Wednesday 2 July 2008

Dangerous amounts of raw enchantment...or not


As promised to you and to keep my husband from leaving me, I've now read Terry Pratchett's first Discworld novel, The Colour of Magic. Hubby bought it for me to give me big belly laughs and remove shoulder tension. It certainly didn't add to my shoulder tension as it's a wild and silly romp through a universe that sits on top of four giant elephants on top of a giant turtle. It also, however, didn't give me big belly laughs, except for when I read Pratchett's hilarious re-imagining of what constitutes the Big Bang in the prologue.

I chuckled a number of times. I tittered once or twice. But The Colour of Magic just didn't blow the comic neurons in my mind. It may be that I'm just not as funny this week as I was, say, a month ago. It might be that, as hubby suggests, I haven't read enough silly fantasy novels to really get what Pratchett is making fun of. I appreciated Pratchett's send-up of tourists via the character of Twoflower, but I appreciated it with my mind and not with many big giggles. In any case, this one fell just a bit flat for me.

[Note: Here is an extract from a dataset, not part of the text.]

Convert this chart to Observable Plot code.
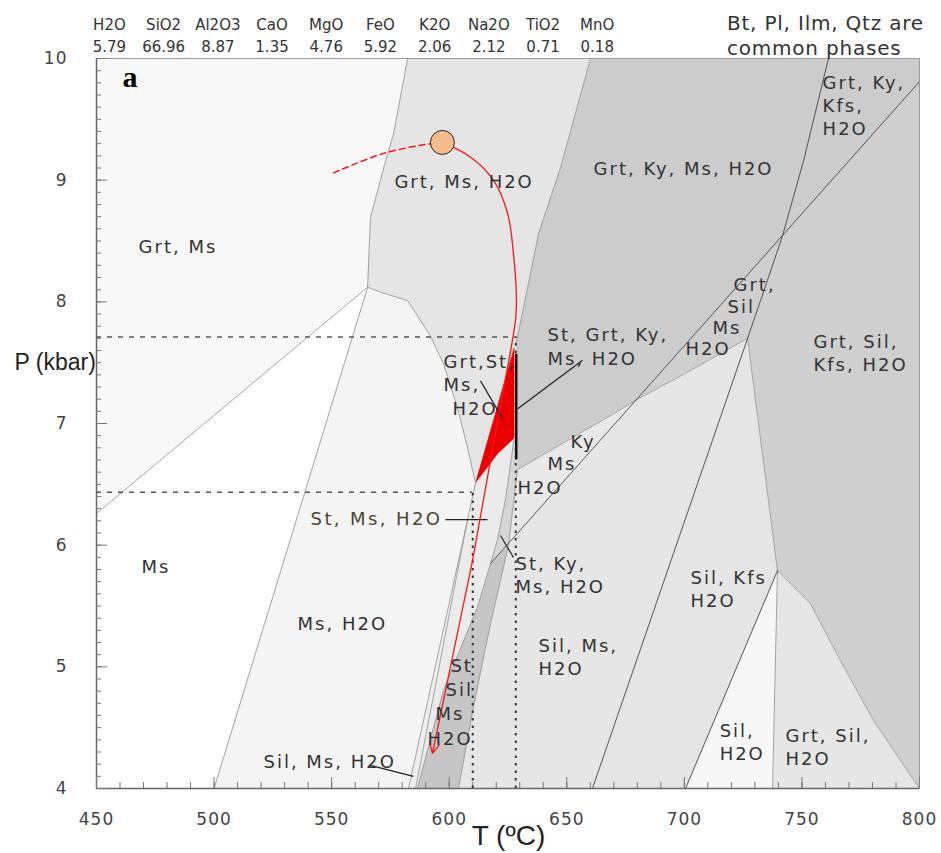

I think it just seemed too contrived or something. I like my contrived literature to display a little less contrivance and a little more sprezzatura (which can't really be displayed, of course). I felt like Pratchett was trying too hard to be funny; and literature, like people, makes me a little bit uncomfortable when it tries too hard.

That said, I'll probably give the next Discworld novel a try if I come across it. Even though The Colour of Magic wasn't good for big laughs, it was good for light summer reading, and oh baby is it ever summer in Toronto - it's the kind of summer I actually enjoy (i.e., not 42C). Yay!